"""
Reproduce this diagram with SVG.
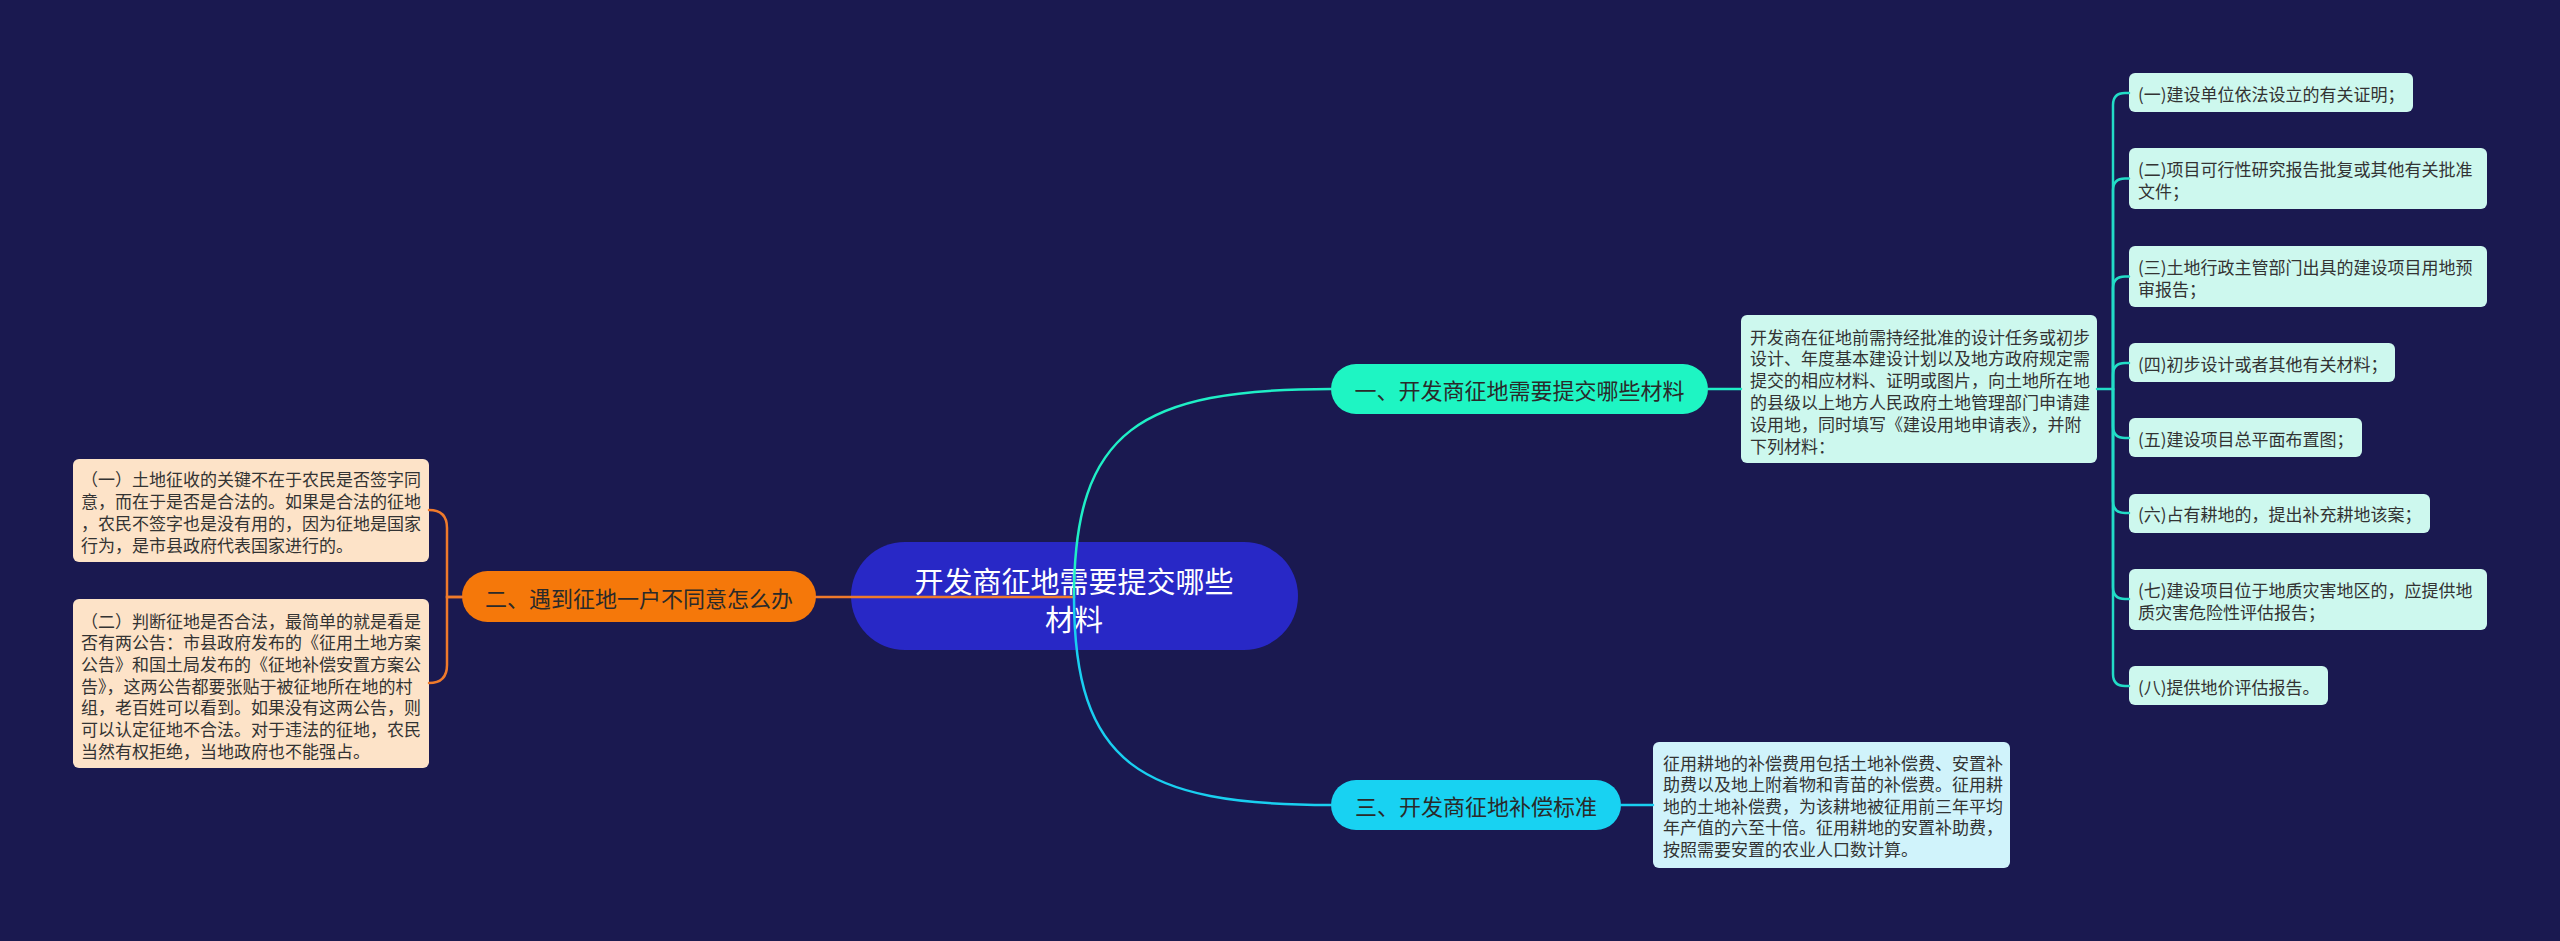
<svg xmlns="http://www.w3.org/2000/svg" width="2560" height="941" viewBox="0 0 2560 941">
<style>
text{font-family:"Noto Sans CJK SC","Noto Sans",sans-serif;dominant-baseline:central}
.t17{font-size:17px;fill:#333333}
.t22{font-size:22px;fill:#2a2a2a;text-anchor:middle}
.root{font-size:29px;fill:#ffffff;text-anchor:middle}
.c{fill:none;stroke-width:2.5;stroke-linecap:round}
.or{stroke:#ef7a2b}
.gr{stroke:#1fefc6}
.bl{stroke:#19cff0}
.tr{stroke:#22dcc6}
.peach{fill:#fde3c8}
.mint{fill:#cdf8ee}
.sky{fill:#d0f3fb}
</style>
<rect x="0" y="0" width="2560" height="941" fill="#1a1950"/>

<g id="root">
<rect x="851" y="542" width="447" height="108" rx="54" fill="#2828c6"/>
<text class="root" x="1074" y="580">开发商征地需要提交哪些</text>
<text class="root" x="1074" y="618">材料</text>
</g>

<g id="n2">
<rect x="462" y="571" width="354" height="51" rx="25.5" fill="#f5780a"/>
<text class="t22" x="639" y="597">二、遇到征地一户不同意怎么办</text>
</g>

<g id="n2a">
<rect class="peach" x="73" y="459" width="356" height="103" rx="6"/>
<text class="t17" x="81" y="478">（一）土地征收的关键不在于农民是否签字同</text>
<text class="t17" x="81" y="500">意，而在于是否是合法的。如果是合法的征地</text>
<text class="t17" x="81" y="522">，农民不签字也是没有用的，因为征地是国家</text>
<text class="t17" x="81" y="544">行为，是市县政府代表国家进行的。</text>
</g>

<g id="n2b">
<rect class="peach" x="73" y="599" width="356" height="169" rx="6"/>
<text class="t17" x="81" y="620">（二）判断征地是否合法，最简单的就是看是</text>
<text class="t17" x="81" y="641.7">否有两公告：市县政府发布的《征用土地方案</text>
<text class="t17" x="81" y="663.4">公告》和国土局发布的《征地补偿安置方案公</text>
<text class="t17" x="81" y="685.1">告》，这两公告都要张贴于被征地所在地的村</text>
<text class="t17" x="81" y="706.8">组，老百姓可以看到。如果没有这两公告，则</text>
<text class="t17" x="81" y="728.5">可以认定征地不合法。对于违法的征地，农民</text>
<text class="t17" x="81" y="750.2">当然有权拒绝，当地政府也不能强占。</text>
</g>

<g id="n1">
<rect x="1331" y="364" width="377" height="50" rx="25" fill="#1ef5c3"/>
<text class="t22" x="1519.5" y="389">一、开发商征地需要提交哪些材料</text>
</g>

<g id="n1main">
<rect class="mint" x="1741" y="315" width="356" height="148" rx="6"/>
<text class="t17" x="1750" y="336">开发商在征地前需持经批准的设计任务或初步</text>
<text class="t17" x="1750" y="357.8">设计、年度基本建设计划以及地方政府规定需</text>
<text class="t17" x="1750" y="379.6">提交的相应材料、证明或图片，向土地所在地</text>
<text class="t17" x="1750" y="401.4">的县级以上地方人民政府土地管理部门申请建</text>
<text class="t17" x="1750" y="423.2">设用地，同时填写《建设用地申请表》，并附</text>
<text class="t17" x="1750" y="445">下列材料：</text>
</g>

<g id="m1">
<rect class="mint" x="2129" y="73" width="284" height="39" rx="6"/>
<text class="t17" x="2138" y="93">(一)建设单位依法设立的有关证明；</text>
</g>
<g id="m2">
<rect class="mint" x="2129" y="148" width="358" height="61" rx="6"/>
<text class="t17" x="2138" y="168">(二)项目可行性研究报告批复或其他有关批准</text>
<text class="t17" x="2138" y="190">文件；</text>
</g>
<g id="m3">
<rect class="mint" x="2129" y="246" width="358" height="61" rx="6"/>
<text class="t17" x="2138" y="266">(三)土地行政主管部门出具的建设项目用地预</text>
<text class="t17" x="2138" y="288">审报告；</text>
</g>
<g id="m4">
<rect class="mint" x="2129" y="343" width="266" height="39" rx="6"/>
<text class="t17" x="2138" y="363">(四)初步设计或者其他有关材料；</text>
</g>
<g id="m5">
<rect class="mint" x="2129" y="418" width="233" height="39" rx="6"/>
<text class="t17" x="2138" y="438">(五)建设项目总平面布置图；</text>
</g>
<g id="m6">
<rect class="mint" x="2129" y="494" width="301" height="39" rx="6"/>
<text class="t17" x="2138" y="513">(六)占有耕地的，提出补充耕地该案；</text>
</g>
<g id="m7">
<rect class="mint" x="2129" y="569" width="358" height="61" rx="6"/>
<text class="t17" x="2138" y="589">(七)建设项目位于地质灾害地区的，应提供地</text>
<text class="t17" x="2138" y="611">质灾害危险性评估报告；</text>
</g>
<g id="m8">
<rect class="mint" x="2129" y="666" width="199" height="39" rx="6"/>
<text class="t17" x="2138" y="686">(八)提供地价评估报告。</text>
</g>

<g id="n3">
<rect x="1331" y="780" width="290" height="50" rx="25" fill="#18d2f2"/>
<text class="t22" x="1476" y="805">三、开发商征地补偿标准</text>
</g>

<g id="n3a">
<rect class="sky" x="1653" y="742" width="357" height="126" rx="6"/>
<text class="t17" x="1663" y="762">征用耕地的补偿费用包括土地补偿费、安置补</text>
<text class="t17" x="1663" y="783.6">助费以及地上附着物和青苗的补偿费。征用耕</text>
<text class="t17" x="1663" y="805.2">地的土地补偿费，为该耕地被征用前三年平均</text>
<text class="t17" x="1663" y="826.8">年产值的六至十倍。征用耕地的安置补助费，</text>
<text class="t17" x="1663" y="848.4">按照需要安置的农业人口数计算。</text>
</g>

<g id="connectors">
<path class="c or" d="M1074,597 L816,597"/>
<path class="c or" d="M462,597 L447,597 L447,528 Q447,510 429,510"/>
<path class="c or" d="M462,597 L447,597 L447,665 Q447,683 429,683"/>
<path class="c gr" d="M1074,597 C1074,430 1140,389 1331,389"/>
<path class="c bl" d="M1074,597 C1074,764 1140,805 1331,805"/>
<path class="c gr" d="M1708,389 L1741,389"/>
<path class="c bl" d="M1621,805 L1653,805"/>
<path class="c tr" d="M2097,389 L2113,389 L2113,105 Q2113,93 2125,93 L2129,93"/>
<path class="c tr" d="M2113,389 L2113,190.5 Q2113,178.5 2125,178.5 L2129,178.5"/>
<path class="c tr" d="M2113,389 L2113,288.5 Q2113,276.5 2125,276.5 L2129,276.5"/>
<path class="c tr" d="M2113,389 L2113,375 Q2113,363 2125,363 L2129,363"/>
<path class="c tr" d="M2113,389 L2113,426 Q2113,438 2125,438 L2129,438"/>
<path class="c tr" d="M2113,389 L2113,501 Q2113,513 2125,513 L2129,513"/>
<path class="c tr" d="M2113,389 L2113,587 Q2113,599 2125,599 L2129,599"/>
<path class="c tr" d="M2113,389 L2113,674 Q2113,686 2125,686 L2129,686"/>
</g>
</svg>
"""
Task directions: Restate the entire listing word for word, excluding pictures.

Task output:
Reproduce this diagram with SVG.
<svg xmlns="http://www.w3.org/2000/svg" width="2560" height="941" viewBox="0 0 2560 941">
<style>
text{font-family:"Noto Sans CJK SC","Noto Sans",sans-serif;dominant-baseline:central}
.t17{font-size:17px;fill:#333333}
.t22{font-size:22px;fill:#2a2a2a;text-anchor:middle}
.root{font-size:29px;fill:#ffffff;text-anchor:middle}
.c{fill:none;stroke-width:2.5;stroke-linecap:round}
.or{stroke:#ef7a2b}
.gr{stroke:#1fefc6}
.bl{stroke:#19cff0}
.tr{stroke:#22dcc6}
.peach{fill:#fde3c8}
.mint{fill:#cdf8ee}
.sky{fill:#d0f3fb}
</style>
<rect x="0" y="0" width="2560" height="941" fill="#1a1950"/>

<g id="root">
<rect x="851" y="542" width="447" height="108" rx="54" fill="#2828c6"/>
<text class="root" x="1074" y="580">开发商征地需要提交哪些</text>
<text class="root" x="1074" y="618">材料</text>
</g>

<g id="n2">
<rect x="462" y="571" width="354" height="51" rx="25.5" fill="#f5780a"/>
<text class="t22" x="639" y="597">二、遇到征地一户不同意怎么办</text>
</g>

<g id="n2a">
<rect class="peach" x="73" y="459" width="356" height="103" rx="6"/>
<text class="t17" x="81" y="478">（一）土地征收的关键不在于农民是否签字同</text>
<text class="t17" x="81" y="500">意，而在于是否是合法的。如果是合法的征地</text>
<text class="t17" x="81" y="522">，农民不签字也是没有用的，因为征地是国家</text>
<text class="t17" x="81" y="544">行为，是市县政府代表国家进行的。</text>
</g>

<g id="n2b">
<rect class="peach" x="73" y="599" width="356" height="169" rx="6"/>
<text class="t17" x="81" y="620">（二）判断征地是否合法，最简单的就是看是</text>
<text class="t17" x="81" y="641.7">否有两公告：市县政府发布的《征用土地方案</text>
<text class="t17" x="81" y="663.4">公告》和国土局发布的《征地补偿安置方案公</text>
<text class="t17" x="81" y="685.1">告》，这两公告都要张贴于被征地所在地的村</text>
<text class="t17" x="81" y="706.8">组，老百姓可以看到。如果没有这两公告，则</text>
<text class="t17" x="81" y="728.5">可以认定征地不合法。对于违法的征地，农民</text>
<text class="t17" x="81" y="750.2">当然有权拒绝，当地政府也不能强占。</text>
</g>

<g id="n1">
<rect x="1331" y="364" width="377" height="50" rx="25" fill="#1ef5c3"/>
<text class="t22" x="1519.5" y="389">一、开发商征地需要提交哪些材料</text>
</g>

<g id="n1main">
<rect class="mint" x="1741" y="315" width="356" height="148" rx="6"/>
<text class="t17" x="1750" y="336">开发商在征地前需持经批准的设计任务或初步</text>
<text class="t17" x="1750" y="357.8">设计、年度基本建设计划以及地方政府规定需</text>
<text class="t17" x="1750" y="379.6">提交的相应材料、证明或图片，向土地所在地</text>
<text class="t17" x="1750" y="401.4">的县级以上地方人民政府土地管理部门申请建</text>
<text class="t17" x="1750" y="423.2">设用地，同时填写《建设用地申请表》，并附</text>
<text class="t17" x="1750" y="445">下列材料：</text>
</g>

<g id="m1">
<rect class="mint" x="2129" y="73" width="284" height="39" rx="6"/>
<text class="t17" x="2138" y="93">(一)建设单位依法设立的有关证明；</text>
</g>
<g id="m2">
<rect class="mint" x="2129" y="148" width="358" height="61" rx="6"/>
<text class="t17" x="2138" y="168">(二)项目可行性研究报告批复或其他有关批准</text>
<text class="t17" x="2138" y="190">文件；</text>
</g>
<g id="m3">
<rect class="mint" x="2129" y="246" width="358" height="61" rx="6"/>
<text class="t17" x="2138" y="266">(三)土地行政主管部门出具的建设项目用地预</text>
<text class="t17" x="2138" y="288">审报告；</text>
</g>
<g id="m4">
<rect class="mint" x="2129" y="343" width="266" height="39" rx="6"/>
<text class="t17" x="2138" y="363">(四)初步设计或者其他有关材料；</text>
</g>
<g id="m5">
<rect class="mint" x="2129" y="418" width="233" height="39" rx="6"/>
<text class="t17" x="2138" y="438">(五)建设项目总平面布置图；</text>
</g>
<g id="m6">
<rect class="mint" x="2129" y="494" width="301" height="39" rx="6"/>
<text class="t17" x="2138" y="513">(六)占有耕地的，提出补充耕地该案；</text>
</g>
<g id="m7">
<rect class="mint" x="2129" y="569" width="358" height="61" rx="6"/>
<text class="t17" x="2138" y="589">(七)建设项目位于地质灾害地区的，应提供地</text>
<text class="t17" x="2138" y="611">质灾害危险性评估报告；</text>
</g>
<g id="m8">
<rect class="mint" x="2129" y="666" width="199" height="39" rx="6"/>
<text class="t17" x="2138" y="686">(八)提供地价评估报告。</text>
</g>

<g id="n3">
<rect x="1331" y="780" width="290" height="50" rx="25" fill="#18d2f2"/>
<text class="t22" x="1476" y="805">三、开发商征地补偿标准</text>
</g>

<g id="n3a">
<rect class="sky" x="1653" y="742" width="357" height="126" rx="6"/>
<text class="t17" x="1663" y="762">征用耕地的补偿费用包括土地补偿费、安置补</text>
<text class="t17" x="1663" y="783.6">助费以及地上附着物和青苗的补偿费。征用耕</text>
<text class="t17" x="1663" y="805.2">地的土地补偿费，为该耕地被征用前三年平均</text>
<text class="t17" x="1663" y="826.8">年产值的六至十倍。征用耕地的安置补助费，</text>
<text class="t17" x="1663" y="848.4">按照需要安置的农业人口数计算。</text>
</g>

<g id="connectors">
<path class="c or" d="M1074,597 L816,597"/>
<path class="c or" d="M462,597 L447,597 L447,528 Q447,510 429,510"/>
<path class="c or" d="M462,597 L447,597 L447,665 Q447,683 429,683"/>
<path class="c gr" d="M1074,597 C1074,430 1140,389 1331,389"/>
<path class="c bl" d="M1074,597 C1074,764 1140,805 1331,805"/>
<path class="c gr" d="M1708,389 L1741,389"/>
<path class="c bl" d="M1621,805 L1653,805"/>
<path class="c tr" d="M2097,389 L2113,389 L2113,105 Q2113,93 2125,93 L2129,93"/>
<path class="c tr" d="M2113,389 L2113,190.5 Q2113,178.5 2125,178.5 L2129,178.5"/>
<path class="c tr" d="M2113,389 L2113,288.5 Q2113,276.5 2125,276.5 L2129,276.5"/>
<path class="c tr" d="M2113,389 L2113,375 Q2113,363 2125,363 L2129,363"/>
<path class="c tr" d="M2113,389 L2113,426 Q2113,438 2125,438 L2129,438"/>
<path class="c tr" d="M2113,389 L2113,501 Q2113,513 2125,513 L2129,513"/>
<path class="c tr" d="M2113,389 L2113,587 Q2113,599 2125,599 L2129,599"/>
<path class="c tr" d="M2113,389 L2113,674 Q2113,686 2125,686 L2129,686"/>
</g>
</svg>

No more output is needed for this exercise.